After a diet like that for three months I noticed all I wanted to do was stay in bed, and when I tried to get up every joint in my body ached, my teeth wiggled and I saw a zombie with blotches in the mirror. So tonight going grocery shopping was like a night on the town. No snacks or frozen pizzas, straight to the produce section. Yea, on pay day I lust for cauliflower.  Someone recently said that I should reapply for food stamps, I responded "If I have the money for coffee and cigarettes every day then I can afford to buy my own food. Governor Jindal doesn't owe me a damn thing." In fact, I feel I owe the state and look forward to paying it back someday.

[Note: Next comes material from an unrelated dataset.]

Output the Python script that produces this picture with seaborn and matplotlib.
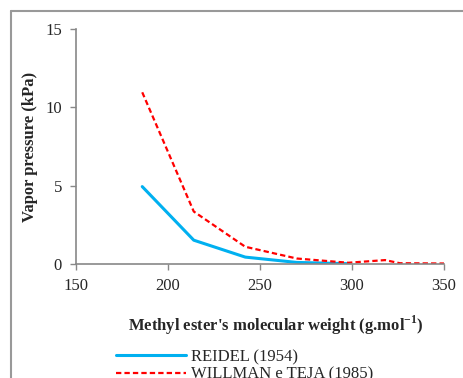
import numpy as np
import pandas as pd
import matplotlib.pyplot as plt
import seaborn as sns
from matplotlib.lines import Line2D

sns.set_style('white')
plt.rcParams['font.family'] = ['Liberation Serif', 'DejaVu Serif']
plt.rcParams['mathtext.fontset'] = 'custom'
plt.rcParams['mathtext.rm'] = 'Liberation Serif'
plt.rcParams['mathtext.bf'] = 'Liberation Serif:bold'

# Dados
reidel_mw = [186, 214, 242, 270, 298]
reidel_p = [4.94, 1.52, 0.44, 0.10, 0.02]

willman_mw = [186, 214, 242, 270, 298, 318, 326, 352]
willman_p = [10.96, 3.35, 1.10, 0.35, 0.08, 0.25, 0.05, 0.03]

labels = ['REIDEL (1954)', 'WILLMAN e TEJA (1985)']

df1 = pd.DataFrame({'mw': reidel_mw, 'p': reidel_p})
df2 = pd.DataFrame({'mw': willman_mw, 'p': willman_p})

fig = plt.figure(figsize=(4.63, 3.78), dpi=100)
ax = fig.add_axes([76 / 463, 1 - 264 / 378, 368 / 463, 235 / 378])

dash = (0, (2.4, 1.4))
sns.lineplot(x='mw', y='p', data=df1, ax=ax, color='#00B0F0', linewidth=2.2, label=labels[0])
sns.lineplot(x='mw', y='p', data=df2, ax=ax, color='#FF0000', linewidth=1.6,
             linestyle=dash, label=labels[1])

ax.set_xlim(150, 350)
ax.set_ylim(0, 15)
ax.set_xticks([150, 200, 250, 300, 350])
ax.set_yticks([0, 5, 10, 15])
ax.tick_params(axis='both', labelsize=12, length=4, width=1, color='#888888',
               direction='out', bottom=True, left=True, pad=6)

for s in ['top', 'right']:
    ax.spines[s].set_visible(False)
for s in ['left', 'bottom']:
    ax.spines[s].set_color('#888888')
    ax.spines[s].set_linewidth(1.2)

ax.set_xlabel("Methyl ester's molecular weight (g.mol$^{\\mathbf{-1}}$)",
              fontsize=12, fontweight='bold')
ax.set_ylabel('Vapor pressure (kPa)', fontsize=12, fontweight='bold')
ax.xaxis.set_label_coords(0.543, -50 / 235, transform=ax.transAxes)
ax.yaxis.set_label_coords(-38 / 368, 0.5, transform=ax.transAxes)

ax.get_legend().remove()
handles = [Line2D([], [], color='#00B0F0', linewidth=2.2),
           Line2D([], [], color='#FF0000', linewidth=1.6, linestyle=dash)]
fig.legend(handles, labels, loc='upper left', bbox_to_anchor=(116 / 463, 1 - 349 / 378),
           frameon=False, fontsize=12, handlelength=4.2, handletextpad=0.3,
           labelspacing=0.1, borderaxespad=0, borderpad=0)

# moldura (borda cinza superior e esquerda)
fig.add_artist(Line2D([11 / 463, 11 / 463], [0, 1 - 11 / 378], color='#999999', linewidth=1.5))
fig.add_artist(Line2D([11 / 463, 1], [1 - 11 / 378, 1 - 11 / 378], color='#999999', linewidth=1.5))

fig.savefig('out.png', dpi=100)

I toyed with the idea of crossing the street to join my friend Otis for a beer at Molly's. I have a full belly, a full day of work behind me, and another full day ahead of me tomorrow so I'll just go to bed. You young kids, go to Bourbon Street and have fun. Spend so much of your money now that someday you'll look back on it and cringe.  If in thirty years you're still doing it, stop and reconsider. You might be surprised at the joy of a simple night out grocery shopping.

God bless you, be careful.



Sunday, October 9, 2011

GOT THE KEYS


Tonight my editor Otis B. Easy came through like a true hero. OTIS! MY MAN! He borrowed, met up with me at Molly’s with the last $30 bucks I needed to get the keys to my new place across the street on Toulouse. Up until now, I have been “staying at a friend’s place.” It sucked not having my own space. I am an artist, my space becomes my art, I need it to really create. Although, the challenges of not having a traditional studio space has made me a better artist. I have drawn many of the Quarter Rat cartoons while sitting on a bench in Jackson Square, not for inspiration, but because of necessity. Now with private space, I should really kick ass.


  Otis met up with me at Molly’s coming up with the needed amount to get the keys from Richard at the Internet Cafe. Met a new bartender who just started at Molly’s. She’s cute as hell and a sweetheart. I hurriedly returned to show him the keys and said “Want to see the new Quarter Rat office?” My first twenty minutes in my new abode was an editorial meeting about October’s issue. The meeting was interrupted my me miserably trying to beat a roach to death with a step stool. His beating death took longer than the discussion of content.  Otis laughed as Christopher Lloyd tried to kill the John McLain of cockroaches. “Do you always scream like a girl?” he asked.

After I fumbled trying to figure out what keys went where, we walked down my driveway formally known as Bourbon Street towards Canal. Wow, this is my new home. I have been living down here on and off for months. Now I receive nods from bouncers and doormen like they are my neighbors, because they are. What are all of these damn tourists doing here in my front yard?

My brother was so proud of his back deck in suburban New Jersey. Plastic Tiki Bar and hot tub. He was quick to brag how much he spent on it all. Then he complained about he never gets to enjoy it because of all of the yard work and maintenance to the new additions. A monthly mortgage that is more than my W-2 for last year. Well, my back deck has a hundred or so bars, any given night at least 12 different types of live bands, dozens of naked hot women, 24 hour Karaoke and a mechanical bull. Seven hundred a month, utilities included.



Walking back from the drug store on Canal with a new pack of smokes I stopped to watch a black guy with dreadlocks singing “I got friends in low places.”  Smirking about what a great welcome home song it was, I remembered that I now reside only a few blocks from fellow Quarter Rats Brad Pitt and Angeline Jolie, I’ll have to invite them over for a few bong hits.

'Cause I got friends in low places,
Where the Whiskey drowns,
And the Beer chases my blues away,
But I'll be okay,
Now I'm not big on social graces,
Think I'll slip on down to the oasis,
Oh I got friends,
In low places.



(That reminds me, Nic you can crash on my couch if you can’t find your way home.)